On my blog TrancePoetics I wrote a post about the relationship between rhythmic language and the modulations of the heart. Although most research done around this issue says that poetry needs to be metered in order for a person's heart rate to change, I think the body responds to all kinds of language, whether rhythmic or droning, a-syntactic or jarring. I have no scientific proof, but if you listen to a poetry reading without worrying about meaning; if you breathe more slowly and repeat the words that the poet is saying in your mind as they are spoken; at the same time if you visualize the syntax of these words flowing quite literally via your blood stream into your heart. And if you waver in your attention, just notice what you are thinking about and when you’re ready, return to the meditation. Let's just say that this is a total listening experience that resonates deeply on many levels, specifically the meaning of language that resonates in your body.
CB: In your call for work for Hypnopoeia: Poetry, Mind Ecology, and Imagined Futures for Drunken Boat, you write that this internal state has the potential to influence the external. Many of us are thinking, rethinking via the Commons for example, how the individual and the collective can intersect in ways that avoid some of the pitfalls of previous societal experiments. You write of “outward scales and manifestations of larger human consciousness(es).” Do you yourself yet have any imagined visions (poems?) for the enactment of this move from internal to “larger” external? How would/could this work?

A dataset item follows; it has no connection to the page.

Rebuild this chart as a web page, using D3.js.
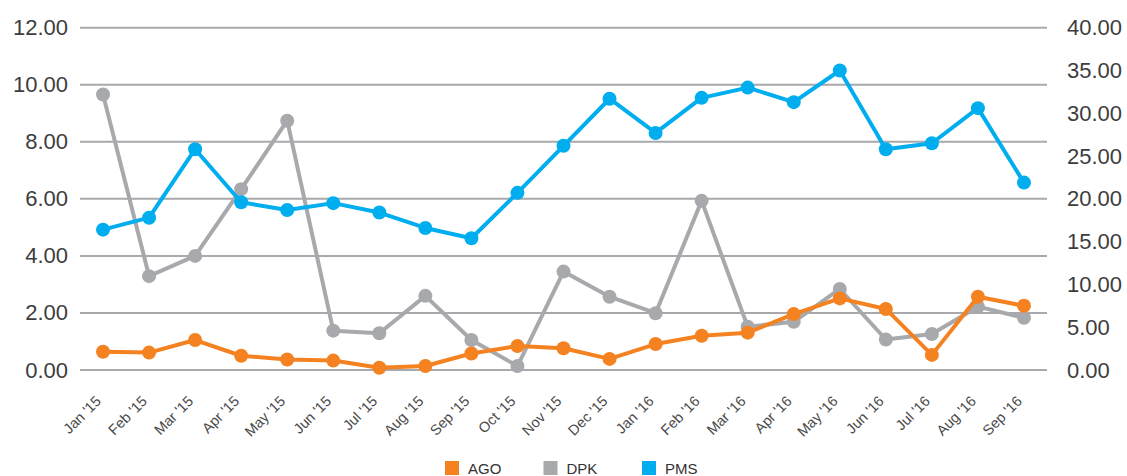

KP: Well - that's quite a question and I'm not sure I would presume to even try and answer it! But I will say that as a writer I have been working for a long time on figuring out how to integrate my work as a poet with larger political and social levels of action and awareness. And I've met many other writers who have similar projects, although perhaps they articulate them in ways that challenge or expand anything I have to say. So the goal of this folio is to bring together writers and artists whose projects expand the territory of inner language and mind's-eye vision (trance, or dream) to include an outward vision of how to redirect the future of the planet. Many people are talking about the necessity of a shift in consciousness to counter the insular, protective, self-serving habits created by first-world nations that feed global strife and environmental destruction. Well, ok - so what are the poets and artists thinking and doing? The folio will bring at least some of them together. Not with the presumption of effecting some huge movement or sudden change, but with the intention of coming into relation and conversation with each other. That's one thing I can do as a poet.